*Objective*:
Please transcribe the data that follows without the pictures, keeping every word the same.

*Stored data*:
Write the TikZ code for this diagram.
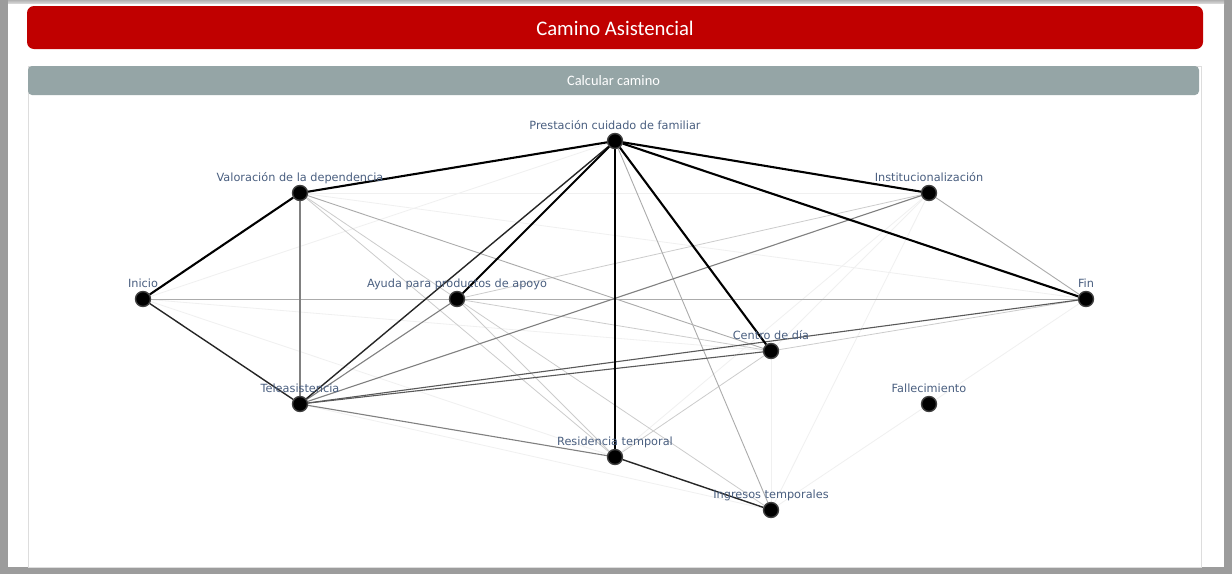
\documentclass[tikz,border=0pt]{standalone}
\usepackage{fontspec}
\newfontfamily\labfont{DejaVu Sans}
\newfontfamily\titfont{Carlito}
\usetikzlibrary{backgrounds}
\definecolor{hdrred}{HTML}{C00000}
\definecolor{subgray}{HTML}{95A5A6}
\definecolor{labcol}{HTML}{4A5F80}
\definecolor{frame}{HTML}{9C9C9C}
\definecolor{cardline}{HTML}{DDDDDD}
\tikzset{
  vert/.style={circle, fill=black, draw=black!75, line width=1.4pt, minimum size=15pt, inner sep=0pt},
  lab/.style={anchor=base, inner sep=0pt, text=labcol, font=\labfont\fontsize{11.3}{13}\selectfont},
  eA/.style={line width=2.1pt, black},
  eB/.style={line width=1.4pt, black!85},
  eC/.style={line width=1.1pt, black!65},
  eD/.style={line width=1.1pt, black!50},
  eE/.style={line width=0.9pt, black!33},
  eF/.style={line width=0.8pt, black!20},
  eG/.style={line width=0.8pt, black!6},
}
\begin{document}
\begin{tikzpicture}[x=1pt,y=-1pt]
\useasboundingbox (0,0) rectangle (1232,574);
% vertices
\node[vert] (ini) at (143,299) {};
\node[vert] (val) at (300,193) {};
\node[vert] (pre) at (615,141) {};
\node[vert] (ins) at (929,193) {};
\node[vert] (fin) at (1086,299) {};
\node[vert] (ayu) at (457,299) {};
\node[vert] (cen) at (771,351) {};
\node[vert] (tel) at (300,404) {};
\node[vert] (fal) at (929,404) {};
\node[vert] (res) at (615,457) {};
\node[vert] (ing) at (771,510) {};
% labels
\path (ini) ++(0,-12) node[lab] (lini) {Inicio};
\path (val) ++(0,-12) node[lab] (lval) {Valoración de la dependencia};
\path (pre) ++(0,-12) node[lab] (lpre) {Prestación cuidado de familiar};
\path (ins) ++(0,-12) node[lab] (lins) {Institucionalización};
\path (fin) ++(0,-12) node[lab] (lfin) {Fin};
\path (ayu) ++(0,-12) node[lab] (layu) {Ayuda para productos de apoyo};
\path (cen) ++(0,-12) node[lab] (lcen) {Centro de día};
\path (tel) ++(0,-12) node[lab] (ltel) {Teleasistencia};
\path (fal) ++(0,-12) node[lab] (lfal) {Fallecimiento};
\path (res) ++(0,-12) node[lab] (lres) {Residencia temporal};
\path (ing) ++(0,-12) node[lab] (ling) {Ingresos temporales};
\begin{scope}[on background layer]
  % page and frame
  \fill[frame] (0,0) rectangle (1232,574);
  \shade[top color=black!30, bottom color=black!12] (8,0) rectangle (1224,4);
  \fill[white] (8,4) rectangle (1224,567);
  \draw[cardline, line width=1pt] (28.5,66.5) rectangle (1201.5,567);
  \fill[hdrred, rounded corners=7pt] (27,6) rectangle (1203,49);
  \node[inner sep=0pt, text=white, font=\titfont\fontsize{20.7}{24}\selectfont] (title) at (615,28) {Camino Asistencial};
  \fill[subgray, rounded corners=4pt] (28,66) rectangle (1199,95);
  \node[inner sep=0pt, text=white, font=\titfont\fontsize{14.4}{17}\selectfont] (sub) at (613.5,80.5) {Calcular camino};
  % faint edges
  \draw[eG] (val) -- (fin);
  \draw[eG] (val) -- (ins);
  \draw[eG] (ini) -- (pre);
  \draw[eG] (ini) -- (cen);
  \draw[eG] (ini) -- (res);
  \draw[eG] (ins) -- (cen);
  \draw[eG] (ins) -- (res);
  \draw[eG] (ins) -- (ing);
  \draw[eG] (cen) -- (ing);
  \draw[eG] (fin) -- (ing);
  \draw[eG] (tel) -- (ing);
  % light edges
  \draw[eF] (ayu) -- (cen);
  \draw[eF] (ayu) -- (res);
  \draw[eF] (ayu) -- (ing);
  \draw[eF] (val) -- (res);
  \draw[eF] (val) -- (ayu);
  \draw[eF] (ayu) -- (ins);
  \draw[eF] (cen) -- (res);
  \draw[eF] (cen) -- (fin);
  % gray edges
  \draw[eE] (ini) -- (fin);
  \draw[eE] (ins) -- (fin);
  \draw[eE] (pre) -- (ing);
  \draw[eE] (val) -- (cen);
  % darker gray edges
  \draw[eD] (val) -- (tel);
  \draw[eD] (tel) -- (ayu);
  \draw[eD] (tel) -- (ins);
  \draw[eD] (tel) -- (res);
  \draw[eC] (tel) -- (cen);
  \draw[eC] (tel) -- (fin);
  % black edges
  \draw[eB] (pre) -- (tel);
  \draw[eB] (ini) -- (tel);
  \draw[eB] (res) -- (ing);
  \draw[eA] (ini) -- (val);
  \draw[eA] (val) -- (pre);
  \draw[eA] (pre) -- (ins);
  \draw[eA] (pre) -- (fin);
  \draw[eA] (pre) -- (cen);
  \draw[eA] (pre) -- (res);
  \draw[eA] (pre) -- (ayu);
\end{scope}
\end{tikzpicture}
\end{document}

*Exercise answer*:
Write the TikZ code for this diagram.
\documentclass[tikz,border=0pt]{standalone}
\usepackage{fontspec}
\newfontfamily\labfont{DejaVu Sans}
\newfontfamily\titfont{Carlito}
\usetikzlibrary{backgrounds}
\definecolor{hdrred}{HTML}{C00000}
\definecolor{subgray}{HTML}{95A5A6}
\definecolor{labcol}{HTML}{4A5F80}
\definecolor{frame}{HTML}{9C9C9C}
\definecolor{cardline}{HTML}{DDDDDD}
\tikzset{
  vert/.style={circle, fill=black, draw=black!75, line width=1.4pt, minimum size=15pt, inner sep=0pt},
  lab/.style={anchor=base, inner sep=0pt, text=labcol, font=\labfont\fontsize{11.3}{13}\selectfont},
  eA/.style={line width=2.1pt, black},
  eB/.style={line width=1.4pt, black!85},
  eC/.style={line width=1.1pt, black!65},
  eD/.style={line width=1.1pt, black!50},
  eE/.style={line width=0.9pt, black!33},
  eF/.style={line width=0.8pt, black!20},
  eG/.style={line width=0.8pt, black!6},
}
\begin{document}
\begin{tikzpicture}[x=1pt,y=-1pt]
\useasboundingbox (0,0) rectangle (1232,574);
% vertices
\node[vert] (ini) at (143,299) {};
\node[vert] (val) at (300,193) {};
\node[vert] (pre) at (615,141) {};
\node[vert] (ins) at (929,193) {};
\node[vert] (fin) at (1086,299) {};
\node[vert] (ayu) at (457,299) {};
\node[vert] (cen) at (771,351) {};
\node[vert] (tel) at (300,404) {};
\node[vert] (fal) at (929,404) {};
\node[vert] (res) at (615,457) {};
\node[vert] (ing) at (771,510) {};
% labels
\path (ini) ++(0,-12) node[lab] (lini) {Inicio};
\path (val) ++(0,-12) node[lab] (lval) {Valoración de la dependencia};
\path (pre) ++(0,-12) node[lab] (lpre) {Prestación cuidado de familiar};
\path (ins) ++(0,-12) node[lab] (lins) {Institucionalización};
\path (fin) ++(0,-12) node[lab] (lfin) {Fin};
\path (ayu) ++(0,-12) node[lab] (layu) {Ayuda para productos de apoyo};
\path (cen) ++(0,-12) node[lab] (lcen) {Centro de día};
\path (tel) ++(0,-12) node[lab] (ltel) {Teleasistencia};
\path (fal) ++(0,-12) node[lab] (lfal) {Fallecimiento};
\path (res) ++(0,-12) node[lab] (lres) {Residencia temporal};
\path (ing) ++(0,-12) node[lab] (ling) {Ingresos temporales};
\begin{scope}[on background layer]
  % page and frame
  \fill[frame] (0,0) rectangle (1232,574);
  \shade[top color=black!30, bottom color=black!12] (8,0) rectangle (1224,4);
  \fill[white] (8,4) rectangle (1224,567);
  \draw[cardline, line width=1pt] (28.5,66.5) rectangle (1201.5,567);
  \fill[hdrred, rounded corners=7pt] (27,6) rectangle (1203,49);
  \node[inner sep=0pt, text=white, font=\titfont\fontsize{20.7}{24}\selectfont] (title) at (615,28) {Camino Asistencial};
  \fill[subgray, rounded corners=4pt] (28,66) rectangle (1199,95);
  \node[inner sep=0pt, text=white, font=\titfont\fontsize{14.4}{17}\selectfont] (sub) at (613.5,80.5) {Calcular camino};
  % faint edges
  \draw[eG] (val) -- (fin);
  \draw[eG] (val) -- (ins);
  \draw[eG] (ini) -- (pre);
  \draw[eG] (ini) -- (cen);
  \draw[eG] (ini) -- (res);
  \draw[eG] (ins) -- (cen);
  \draw[eG] (ins) -- (res);
  \draw[eG] (ins) -- (ing);
  \draw[eG] (cen) -- (ing);
  \draw[eG] (fin) -- (ing);
  \draw[eG] (tel) -- (ing);
  % light edges
  \draw[eF] (ayu) -- (cen);
  \draw[eF] (ayu) -- (res);
  \draw[eF] (ayu) -- (ing);
  \draw[eF] (val) -- (res);
  \draw[eF] (val) -- (ayu);
  \draw[eF] (ayu) -- (ins);
  \draw[eF] (cen) -- (res);
  \draw[eF] (cen) -- (fin);
  % gray edges
  \draw[eE] (ini) -- (fin);
  \draw[eE] (ins) -- (fin);
  \draw[eE] (pre) -- (ing);
  \draw[eE] (val) -- (cen);
  % darker gray edges
  \draw[eD] (val) -- (tel);
  \draw[eD] (tel) -- (ayu);
  \draw[eD] (tel) -- (ins);
  \draw[eD] (tel) -- (res);
  \draw[eC] (tel) -- (cen);
  \draw[eC] (tel) -- (fin);
  % black edges
  \draw[eB] (pre) -- (tel);
  \draw[eB] (ini) -- (tel);
  \draw[eB] (res) -- (ing);
  \draw[eA] (ini) -- (val);
  \draw[eA] (val) -- (pre);
  \draw[eA] (pre) -- (ins);
  \draw[eA] (pre) -- (fin);
  \draw[eA] (pre) -- (cen);
  \draw[eA] (pre) -- (res);
  \draw[eA] (pre) -- (ayu);
\end{scope}
\end{tikzpicture}
\end{document}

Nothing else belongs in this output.